Re: [ovs-dev] [v3] odp-execute: Fix AVX checksum calculation.

Ilya Maximets Thu, 23 May 2024 14:35:52 -0700

On 5/23/24 13:03, Van Haaren, Harry wrote:
>> On 21 May 2024, at 16:13, Emma Finn wrote:
>>> The AVX implementation for calcualting checksums was not
>>> handling carry-over addition correctly in some cases.
>>> This patch adds an additional shuffle to add 16-bit padding
>>> to the final part of the calculation to handle such cases.
>>> This commit also adds a unit test to fuzz test the actions
>>> autovalidator.
>>>
>>> Signed-off-by: Emma Finn <[email protected]>
>>> Reported-by: Eelco Chaudron <[email protected]>
> <snip>
>>> +AT_SETUP([datapath - Actions Autovalidator Fuzzy])
>>> +AT_SKIP_IF([! $PYTHON3 -c "import scapy"], [], [])
>>> +AT_SKIP_IF([! $PYTHON3 $srcdir/genpkts.py 10000 fuzzy > packets])
>>
>> Hi Emma,
> 
> Hi Eelco, Ilya & Emma (&OVS community)
> 
> As you know checksums are a very "input sensitive" workload; its kind of
> why they're useful (hash ~uniquely represents inputset ideally)
> Internally, computing a hash always involves carry-bits and (expected/good)
> overflows, however this patch is fixing an unintended/bad overflow.
> Testing these corner-cases & boundary conditions is hard; for me the only
> way to be confident in its correctness is autovaldation and fuzzing.


Hi.  Fuzzing is indeed a valid testing approach and in case of checksums it
may be one of the most effective.  However, as already mentioned, it has a few
disadvantages.  The main one is unreliability - the test doesn't reproduce
the issue every time it runs, and also time - it takes about 3 minutes to run
the test.

Fuzzing tests are useful, but they should not be part of the unit testing,
especially if they are not guaranteed to reproduce issues they are written
for.  They should be ran separately and continuously.  Once the issue is
found through fuzzing, a new unit test for the found problem can be added to
the unit test suite, so we have a guaranteed failure in case the same issue
is re-introduced.  Fuzzing can't guarantee that.

This is the approach we use with oss-fuzz.  oss-fuzz project is continuously
fuzzing parts of OVS.  Once they find a bug, we fix it and add a regression
test either for this exact case or for a class of issues, if possible.

> 
>> As Ilya explained in the v2 reply, we do not like to have fuzzy tests in
>> the test suite as they are hard to reproduce.
>> (link 
>> https://patchwork.ozlabs.org/project/openvswitch/patch/[email protected]/#3313143)
> 
> I understand that any randomness in CI is not desired, and understand that
> random tests can be hard to reproduce.
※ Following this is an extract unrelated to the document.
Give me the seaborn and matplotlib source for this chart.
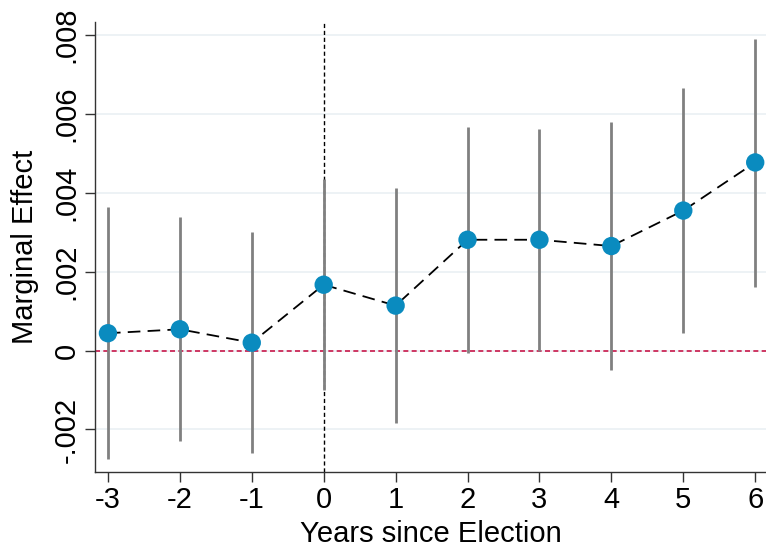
import numpy as np
import pandas as pd
import matplotlib
matplotlib.use("Agg")
import matplotlib.pyplot as plt
import seaborn as sns

years = [-3, -2, -1, 0, 1, 2, 3, 4, 5, 6]
effect = [0.00044, 0.00054, 0.00020, 0.00167, 0.00114, 0.00281, 0.00281, 0.00265, 0.00355, 0.00477]
ci_low = [-0.00275, -0.00229, -0.00260, -0.00100, -0.00183, -0.00007, -0.00002, -0.00049, 0.00044, 0.00161]
ci_high = [0.00364, 0.00338, 0.00300, 0.00434, 0.00412, 0.00566, 0.00561, 0.00579, 0.00665, 0.00790]
ytick_vals = [-0.002, 0, 0.002, 0.004, 0.006, 0.008]
ytick_labels = ["-.002", "0", ".002", ".004", ".006", ".008"]

df = pd.DataFrame({"year": years, "effect": effect, "lo": ci_low, "hi": ci_high})

sns.set_style("white")
plt.rcParams["font.family"] = ["Liberation Sans", "DejaVu Sans"]
plt.rcParams["text.color"] = "black"
plt.rcParams["axes.labelcolor"] = "black"
plt.rcParams["xtick.color"] = "black"
plt.rcParams["ytick.color"] = "black"

fig = plt.figure(figsize=(7.66, 5.51), dpi=100)
ax = fig.add_axes([0.124, 0.144, 0.876, 0.816])

ax.grid(axis="y", color="#eaf0f3", linewidth=1.2)
ax.set_axisbelow(True)

ax.axhline(0, color="#c8174a", linestyle=(0, (3, 2)), linewidth=1.2, zorder=1)
ax.axvline(0, color="black", linestyle=(0, (3, 2)), linewidth=1.0, zorder=1)

ax.vlines(df["year"], df["lo"], df["hi"], color="#808080", linewidth=2.0, zorder=2)
sns.lineplot(data=df, x="year", y="effect", color="black", linewidth=1.3,
             linestyle=(0, (7, 4)), ax=ax, zorder=3)
sns.scatterplot(data=df, x="year", y="effect", color="#0a8bbf", s=175,
                edgecolor="none", ax=ax, zorder=4)

ax.set_xlim(-3.18, 6.15)
ax.set_ylim(-0.00307, 0.00833)
ax.set_xticks(years)
ax.set_xticklabels([str(y) for y in years])
ax.set_yticks(ytick_vals)
ax.set_yticklabels(ytick_labels, rotation=90, va="center")

ax.tick_params(axis="both", labelsize=21, length=7, width=1, color="#333333",
               labelcolor="black", direction="out", left=True, bottom=True)
ax.set_xlabel("Years since Election", fontsize=21, labelpad=4)
ax.set_ylabel("Marginal Effect", fontsize=21, labelpad=10)

for s in ["top", "right"]:
    ax.spines[s].set_visible(False)
for s in ["left", "bottom"]:
    ax.spines[s].set_color("#333333")
    ax.spines[s].set_linewidth(1.0)

fig.savefig("out.png", dpi=100)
The autovalidator tries to mitigate
> the "reproduce" issue by dumping the packet contents on
> failure, providing the erroring case to easily allow reproduction.
> This test *should* be 100% reliably passing, so no false-positives are 
> expected.
> If not, we should fix the test to be 100% reliable.

This test can't produce false failures, I agree.  However, it does produce
false successes fairly regularly.  For example, for me it doesn't fail IPv4
check in about 2 out of 5 runs.  Making it more reliably reproduce the issue
would mean increasing the number of samples for the already very long test.

> 
>> So my request is to send out a v4 with a test modeled around the 'userspace
>> offload - ip csum offload' test case we have in tests/dpif-netdev.at, as per
>> Ilya’s request.
> 
> I'll suggest 3 paths forward, and give my pro/cons list for each; whatever
> option is preferred by OVS community we can send as a v4;
> 
> 1) Accept "SIMD code fix" part of patch only (no unit test, just fixes issue
>    with local fuzz-testing during development)
> 2) Build "specific-to-this-issue unit-test" only (regression tests against
>    this specific issue, but nothing else; low value in my opinion, as it
>    leaves a large input space untested)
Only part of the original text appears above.